**DO THIS**:
Give all the lines below again, exactly, with no pictures.

------ RAW DATA ------

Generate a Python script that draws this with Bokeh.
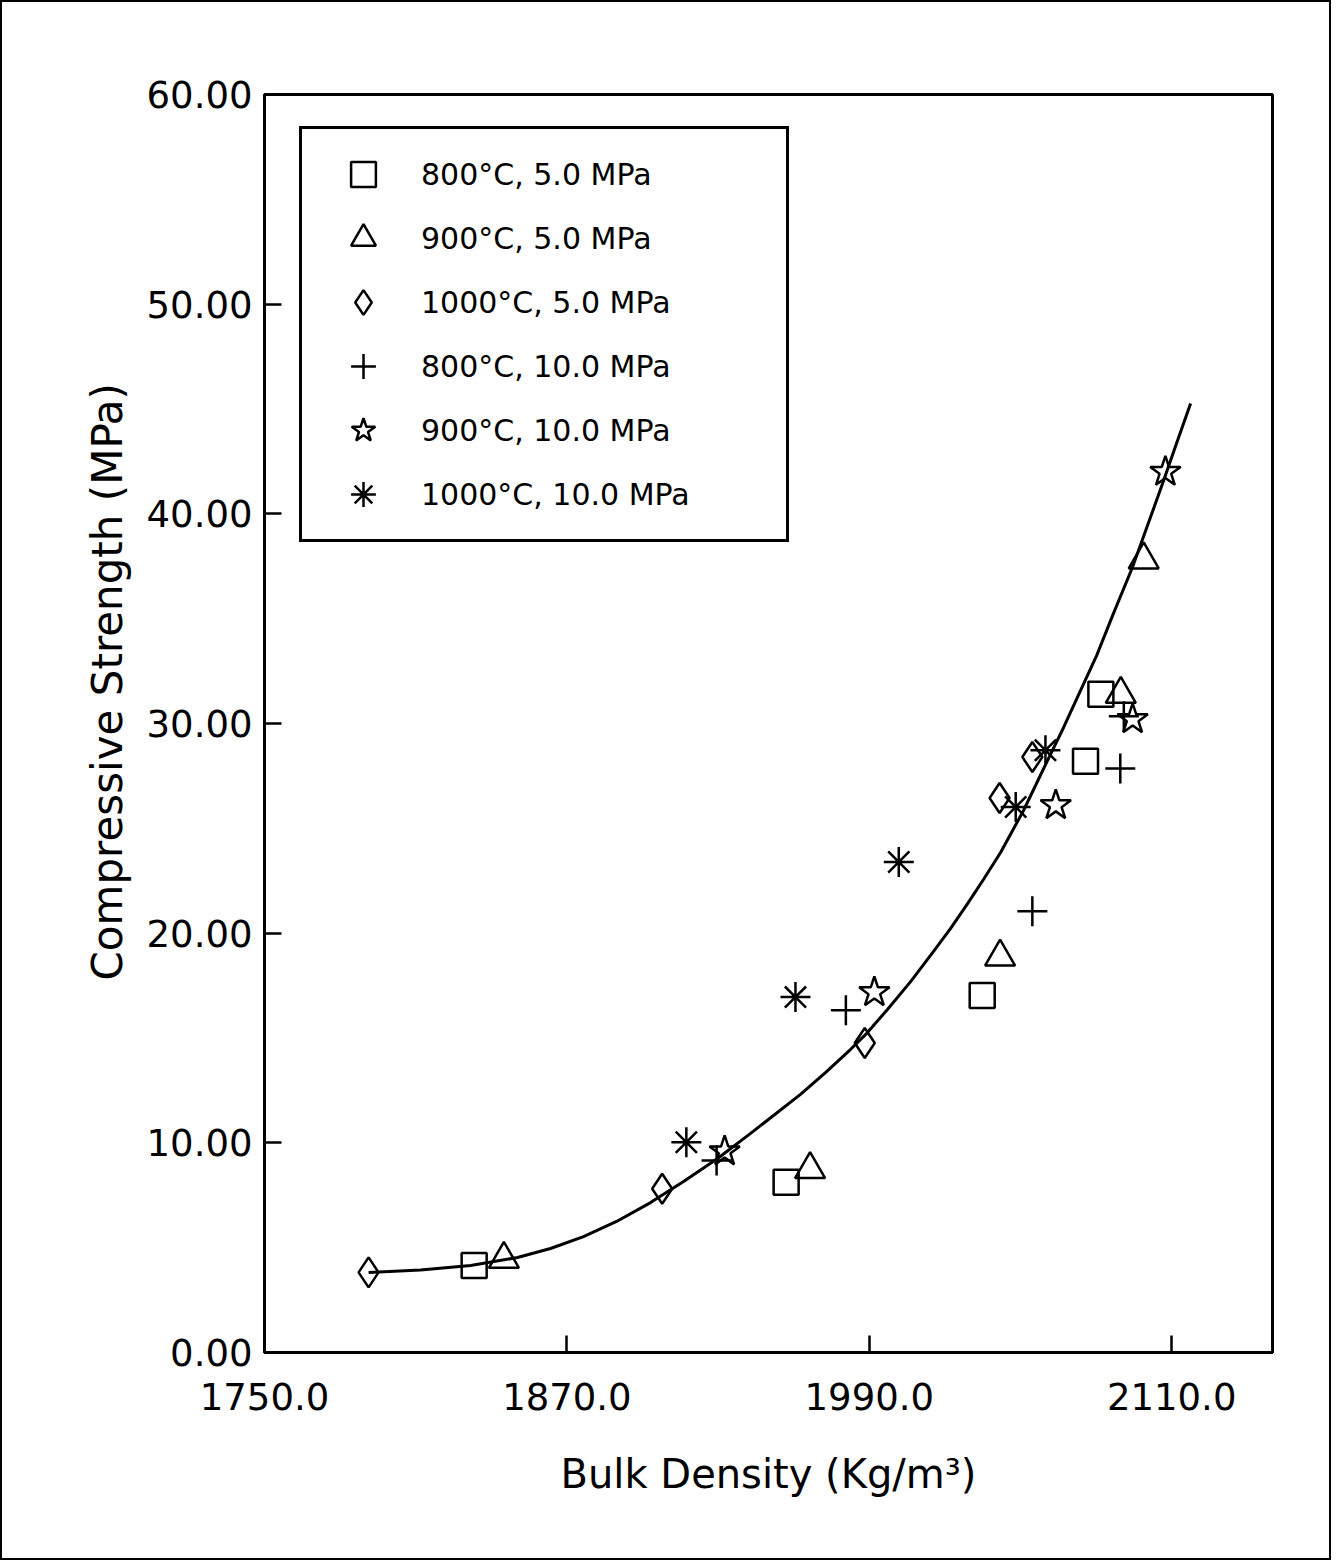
from bokeh.plotting import figure
from bokeh.models import (Range1d, FixedTicker, PrintfTickFormatter, Legend, LegendItem, Title)
from bokeh.embed import file_html
from bokeh.resources import INLINE

# ---- data ----
x_ticks = [1750, 1870, 1990, 2110]
y_ticks = [0, 10, 20, 30, 40, 50, 60]

labels = ["800°C, 5.0 MPa", "900°C, 5.0 MPa", "1000°C, 5.0 MPa",
          "800°C, 10.0 MPa", "900°C, 10.0 MPa", "1000°C, 10.0 MPa"]

sq_x = [1833.2, 1957.0, 2034.8, 2075.8, 2081.9]
sq_y = [4.15, 8.12, 17.03, 28.2, 31.4]

tri_x = [1845.0, 1966.5, 2041.9, 2089.8, 2098.9]
tri_y = [4.45, 8.73, 18.87, 31.4, 37.81]

dia_x = [1791.3, 1907.8, 1988.2, 2041.7, 2054.7]
dia_y = [3.82, 7.81, 14.76, 26.45, 28.4]

plus_x = [1929.4, 1980.7, 2054.7, 2089.6, 2091.0]
plus_y = [9.16, 16.32, 21.05, 27.85, 30.34]

star_x = [1932.6, 1992.0, 2064.0, 2094.5, 2107.5]
star_y = [9.59, 17.18, 26.1, 30.2, 42.0]

ast_x = [1917.4, 1960.7, 2001.7, 2048.1, 2059.9]
ast_y = [10.03, 16.95, 23.39, 26.02, 28.72]

# fitted curve, points
curve_x = [1791.3, 1811.9, 1831.8, 1850.4, 1863.5, 1876.6, 1889.7, 1903.2, 1916.3,
           1929.8, 1942.9, 1962.7, 1972.6, 1982.5, 1988.9, 1997.2, 2006.4, 2015.5,
           2022.2, 2029.0, 2035.3, 2042.1, 2051.2, 2060.7, 2067.1, 2073.8, 2080.2,
           2086.9, 2094.4, 2100.4, 2106.8, 2111.9, 2117.5]
curve_y = [3.82, 3.93, 4.15, 4.53, 4.96, 5.53, 6.25, 7.15, 8.16,
           9.25, 10.45, 12.31, 13.35, 14.45, 15.21, 16.36, 17.69, 19.13,
           20.22, 21.41, 22.56, 23.85, 25.85, 28.23, 29.81, 31.57, 33.24,
           35.25, 37.44, 39.44, 41.59, 43.35, 45.26]

FONT = "DejaVu Sans"

p = figure(width=1331, height=1560, output_backend="svg", toolbar_location=None,
           x_range=Range1d(1750, 2150), y_range=Range1d(0, 60),
           min_border_left=262, min_border_right=61, min_border_top=92,
           min_border_bottom=210)
p.styles = {"border": "2px solid black"}

p.xgrid.visible = False
p.ygrid.visible = False
p.outline_line_color = "black"
p.outline_line_width = 3
p.outline_line_alpha = 1
p.background_fill_color = "white"
p.border_fill_color = "white"

p.xaxis.ticker = FixedTicker(ticks=x_ticks)
p.yaxis.ticker = FixedTicker(ticks=y_ticks)
p.xaxis.formatter = PrintfTickFormatter(format="%.1f")
p.yaxis.formatter = PrintfTickFormatter(format="%.2f")

for ax in (p.xaxis, p.yaxis):
    ax.major_tick_in = 17
    ax.major_tick_out = 0
    ax.minor_tick_in = 0
    ax.minor_tick_out = 0
    ax.axis_line_width = 3
    ax.major_tick_line_width = 2.5
    ax.axis_line_color = "black"
    ax.major_tick_line_color = "black"
    ax.major_label_text_font = FONT
    ax.major_label_text_font_size = "37px"
    ax.major_label_text_color = "black"
    ax.axis_label_text_font = FONT
    ax.axis_label_text_font_size = "40px"
    ax.axis_label_text_font_style = "normal"
    ax.axis_label_text_color = "black"

p.xaxis.major_label_standoff = 30
p.yaxis.major_label_standoff = 12
p.xaxis.axis_label = "Bulk Density (Kg/m³)"
p.xaxis.axis_label_standoff = 38

# y-axis title, starting where the reference's title starts
ytitle = Title(text="Compressive Strength (MPa)", align="left", offset=372,
               standoff=24, text_font=FONT, text_font_size="42px",
               text_font_style="normal", text_color="black")
p.add_layout(ytitle, "left")

p.line(curve_x, curve_y, line_color="black", line_width=3)

common = dict(fill_color=None, line_color="black", line_width=2.5)
r_sq = p.scatter(sq_x, sq_y, marker="square", size=25, **common)
r_tri = p.scatter(tri_x, tri_y, marker="triangle", size=30, **common)
r_dia = p.scatter(dia_x, dia_y, marker="diamond", size=30, **common)
r_plus = p.scatter(plus_x, plus_y, marker="cross", size=30, line_color="black", line_width=2.5)
r_star = p.scatter(star_x, star_y, marker="star", size=32, **common)
r_ast = p.scatter(ast_x, ast_y, marker="asterisk", size=30, line_color="black", line_width=2.5)

renderers = [r_sq, r_tri, r_dia, r_plus, r_star, r_ast]
items = [LegendItem(label=lab, renderers=[r]) for lab, r in zip(labels, renderers)]
legend = Legend(items=items, location=(35, 810),
                glyph_width=94, glyph_height=62, spacing=2, padding=14, margin=0,
                label_standoff=11, label_width=351,
                label_text_font=FONT, label_text_font_size="30px", label_text_color="black",
                border_line_color="black", border_line_width=3, border_line_alpha=1,
                background_fill_color="white", background_fill_alpha=1)
p.add_layout(legend)

open("out.html", "w").write(file_html(p, INLINE))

------

**ANSWER TO THIS PROBLEM**:
Generate a Python script that draws this with Bokeh.
from bokeh.plotting import figure
from bokeh.models import (Range1d, FixedTicker, PrintfTickFormatter, Legend, LegendItem, Title)
from bokeh.embed import file_html
from bokeh.resources import INLINE

# ---- data ----
x_ticks = [1750, 1870, 1990, 2110]
y_ticks = [0, 10, 20, 30, 40, 50, 60]

labels = ["800°C, 5.0 MPa", "900°C, 5.0 MPa", "1000°C, 5.0 MPa",
          "800°C, 10.0 MPa", "900°C, 10.0 MPa", "1000°C, 10.0 MPa"]

sq_x = [1833.2, 1957.0, 2034.8, 2075.8, 2081.9]
sq_y = [4.15, 8.12, 17.03, 28.2, 31.4]

tri_x = [1845.0, 1966.5, 2041.9, 2089.8, 2098.9]
tri_y = [4.45, 8.73, 18.87, 31.4, 37.81]

dia_x = [1791.3, 1907.8, 1988.2, 2041.7, 2054.7]
dia_y = [3.82, 7.81, 14.76, 26.45, 28.4]

plus_x = [1929.4, 1980.7, 2054.7, 2089.6, 2091.0]
plus_y = [9.16, 16.32, 21.05, 27.85, 30.34]

star_x = [1932.6, 1992.0, 2064.0, 2094.5, 2107.5]
star_y = [9.59, 17.18, 26.1, 30.2, 42.0]

ast_x = [1917.4, 1960.7, 2001.7, 2048.1, 2059.9]
ast_y = [10.03, 16.95, 23.39, 26.02, 28.72]

# fitted curve, points
curve_x = [1791.3, 1811.9, 1831.8, 1850.4, 1863.5, 1876.6, 1889.7, 1903.2, 1916.3,
           1929.8, 1942.9, 1962.7, 1972.6, 1982.5, 1988.9, 1997.2, 2006.4, 2015.5,
           2022.2, 2029.0, 2035.3, 2042.1, 2051.2, 2060.7, 2067.1, 2073.8, 2080.2,
           2086.9, 2094.4, 2100.4, 2106.8, 2111.9, 2117.5]
curve_y = [3.82, 3.93, 4.15, 4.53, 4.96, 5.53, 6.25, 7.15, 8.16,
           9.25, 10.45, 12.31, 13.35, 14.45, 15.21, 16.36, 17.69, 19.13,
           20.22, 21.41, 22.56, 23.85, 25.85, 28.23, 29.81, 31.57, 33.24,
           35.25, 37.44, 39.44, 41.59, 43.35, 45.26]

FONT = "DejaVu Sans"

p = figure(width=1331, height=1560, output_backend="svg", toolbar_location=None,
           x_range=Range1d(1750, 2150), y_range=Range1d(0, 60),
           min_border_left=262, min_border_right=61, min_border_top=92,
           min_border_bottom=210)
p.styles = {"border": "2px solid black"}

p.xgrid.visible = False
p.ygrid.visible = False
p.outline_line_color = "black"
p.outline_line_width = 3
p.outline_line_alpha = 1
p.background_fill_color = "white"
p.border_fill_color = "white"

p.xaxis.ticker = FixedTicker(ticks=x_ticks)
p.yaxis.ticker = FixedTicker(ticks=y_ticks)
p.xaxis.formatter = PrintfTickFormatter(format="%.1f")
p.yaxis.formatter = PrintfTickFormatter(format="%.2f")

for ax in (p.xaxis, p.yaxis):
    ax.major_tick_in = 17
    ax.major_tick_out = 0
    ax.minor_tick_in = 0
    ax.minor_tick_out = 0
    ax.axis_line_width = 3
    ax.major_tick_line_width = 2.5
    ax.axis_line_color = "black"
    ax.major_tick_line_color = "black"
    ax.major_label_text_font = FONT
    ax.major_label_text_font_size = "37px"
    ax.major_label_text_color = "black"
    ax.axis_label_text_font = FONT
    ax.axis_label_text_font_size = "40px"
    ax.axis_label_text_font_style = "normal"
    ax.axis_label_text_color = "black"

p.xaxis.major_label_standoff = 30
p.yaxis.major_label_standoff = 12
p.xaxis.axis_label = "Bulk Density (Kg/m³)"
p.xaxis.axis_label_standoff = 38

# y-axis title, starting where the reference's title starts
ytitle = Title(text="Compressive Strength (MPa)", align="left", offset=372,
               standoff=24, text_font=FONT, text_font_size="42px",
               text_font_style="normal", text_color="black")
p.add_layout(ytitle, "left")

p.line(curve_x, curve_y, line_color="black", line_width=3)

common = dict(fill_color=None, line_color="black", line_width=2.5)
r_sq = p.scatter(sq_x, sq_y, marker="square", size=25, **common)
r_tri = p.scatter(tri_x, tri_y, marker="triangle", size=30, **common)
r_dia = p.scatter(dia_x, dia_y, marker="diamond", size=30, **common)
r_plus = p.scatter(plus_x, plus_y, marker="cross", size=30, line_color="black", line_width=2.5)
r_star = p.scatter(star_x, star_y, marker="star", size=32, **common)
r_ast = p.scatter(ast_x, ast_y, marker="asterisk", size=30, line_color="black", line_width=2.5)

renderers = [r_sq, r_tri, r_dia, r_plus, r_star, r_ast]
items = [LegendItem(label=lab, renderers=[r]) for lab, r in zip(labels, renderers)]
legend = Legend(items=items, location=(35, 810),
                glyph_width=94, glyph_height=62, spacing=2, padding=14, margin=0,
                label_standoff=11, label_width=351,
                label_text_font=FONT, label_text_font_size="30px", label_text_color="black",
                border_line_color="black", border_line_width=3, border_line_alpha=1,
                background_fill_color="white", background_fill_alpha=1)
p.add_layout(legend)

open("out.html", "w").write(file_html(p, INLINE))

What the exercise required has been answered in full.